Game-Based Learning

A diverse group of teachers from the South West of England and across the whole of India have recently finished a pioneering research project into digital game-based learning, and a handful of Mounts Bay students were lucky enough to be involved.

Mounts Bay Academy’s Andy Troup initially spent a week in Bristol where the Science Learning Centre hosted the visiting Indian teachers and the Unbox21 project was launched. After a week of brainstorming and sharing of ideas, the initially sceptical group of teachers returned to their respective schools, both in India and the UK, to test the selected games in the science classroom. Andy was then lucky enough to follow this up, spending time in New Dehli to compare responses to the trial.

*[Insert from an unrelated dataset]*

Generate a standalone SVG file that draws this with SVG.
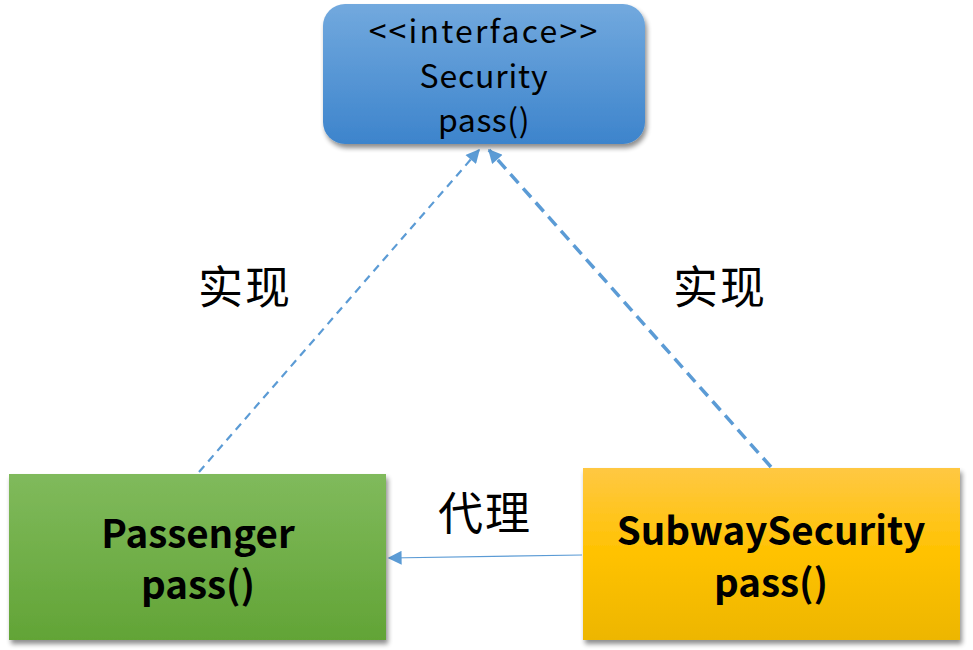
<svg xmlns="http://www.w3.org/2000/svg" width="973" height="650" viewBox="0 0 973 650">
<defs>
<linearGradient id="gBlue" x1="0" y1="0" x2="0" y2="1"><stop offset="0" stop-color="#72a9de"/><stop offset="1" stop-color="#3d84cc"/></linearGradient>
<linearGradient id="gGreen" x1="0" y1="0" x2="0" y2="1"><stop offset="0" stop-color="#80ba5c"/><stop offset="1" stop-color="#62a436"/></linearGradient>
<linearGradient id="gYellow" x1="0" y1="0" x2="0" y2="1"><stop offset="0" stop-color="#ffc843"/><stop offset="0.5" stop-color="#ffc200"/><stop offset="1" stop-color="#edb600"/></linearGradient>
<filter id="sh" x="-10%" y="-10%" width="125%" height="130%"><feGaussianBlur in="SourceAlpha" stdDeviation="2.5"/><feOffset dx="2" dy="4"/><feComponentTransfer><feFuncA type="linear" slope="0.45"/></feComponentTransfer><feMerge><feMergeNode/><feMergeNode in="SourceGraphic"/></feMerge></filter>
<marker id="ah2" viewBox="0 0 10 10" refX="9" refY="5" markerWidth="16" markerHeight="14" markerUnits="userSpaceOnUse" orient="auto"><path d="M0,0 L10,5 L0,10 z" fill="#5b9bd5"/></marker>
</defs>
<style>
.t{font-family:"Microsoft YaHei","Noto Sans CJK SC","Noto Sans",sans-serif;fill:#000;text-anchor:middle}
.r{font-size:32px}
.b{font-size:38.5px;font-weight:bold}
.l{font-size:45px;letter-spacing:2px}
</style>
<rect width="973" height="650" fill="#fff"/>
<g id="connectors">
<line x1="199" y1="472" x2="479" y2="150" stroke="#5b9bd5" stroke-width="2.2" stroke-dasharray="8,6" marker-end="url(#ah2)"/>
<line x1="771" y1="467" x2="489" y2="150" stroke="#5b9bd5" stroke-width="3.5" stroke-dasharray="12,7" marker-end="url(#ah2)"/>
<line x1="582" y1="555" x2="389" y2="558" stroke="#5b9bd5" stroke-width="1.2" marker-end="url(#ah2)"/>
</g>
<g id="security">
<rect x="323" y="4" width="322" height="140" rx="22" fill="url(#gBlue)" filter="url(#sh)"/>
<text class="t r" x="484" y="43" letter-spacing="2.2">&lt;&lt;interface&gt;&gt;</text>
<text class="t r" x="484" y="88" letter-spacing="0.8">Security</text>
<text class="t r" x="484" y="132" letter-spacing="0.5">pass()</text>
</g>
<g id="passenger">
<rect x="9" y="474" width="377" height="166" fill="url(#gGreen)" filter="url(#sh)"/>
<text class="t b" x="198" y="548">Passenger</text>
<text class="t b" x="198" y="599">pass()</text>
</g>
<g id="subwaysecurity">
<rect x="583" y="468" width="377" height="172" fill="url(#gYellow)" filter="url(#sh)"/>
<text class="t b" x="771" y="545">SubwaySecurity</text>
<text class="t b" x="771" y="597">pass()</text>
</g>
<g id="labels">
<text class="t l" x="245" y="304">实现</text>
<text class="t l" x="720" y="304">实现</text>
<text class="t l" x="485" y="530">代理</text>
</g>
</svg>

In the UK and India, the results were far beyond what anyone had expected to see. In most cases teachers found that students were more enthused by their lessons, more engaged with the activities and took more ownership of their own learning. Of the Academy students involved, all said they would like to use computer games more in Science lessons, with most agreeing that the computer game ‘Machinarium’ helped them develop their own practical ideas, and encouraged them to work with others, developing 21st Century Skills.

Mounts Bay Academy’s Paris Thomas said: “I think the Machinarium game is great. It is scientific and challenges your mind with puzzles. The science lessons were really good, as we based them on the game. I learnt a lot about combining several elements of Science to end up with a clear outcome. It was a new way of learning and was much more interesting than writing and looking at textbooks. It was a hands-on project, so everybody got really into it and loved getting involved.” 

Indian teachers reported similar experiences amongst their pupils. Mansi Marwah, a Year 8 student from St. Mark’s School, New Delhi, said: “I would like these games to continue because we learned through a different and enjoyable way. They have helped us a lot to understand the concepts.”  

Following the overall success experienced in both countries, all involved hope that by increasing awareness of the Unbox21 Project and the potential of digital gaming within the classroom, more teachers in all curriculum areas will consider using them to help engage their students and develop the key skills that the wider world increasingly demands.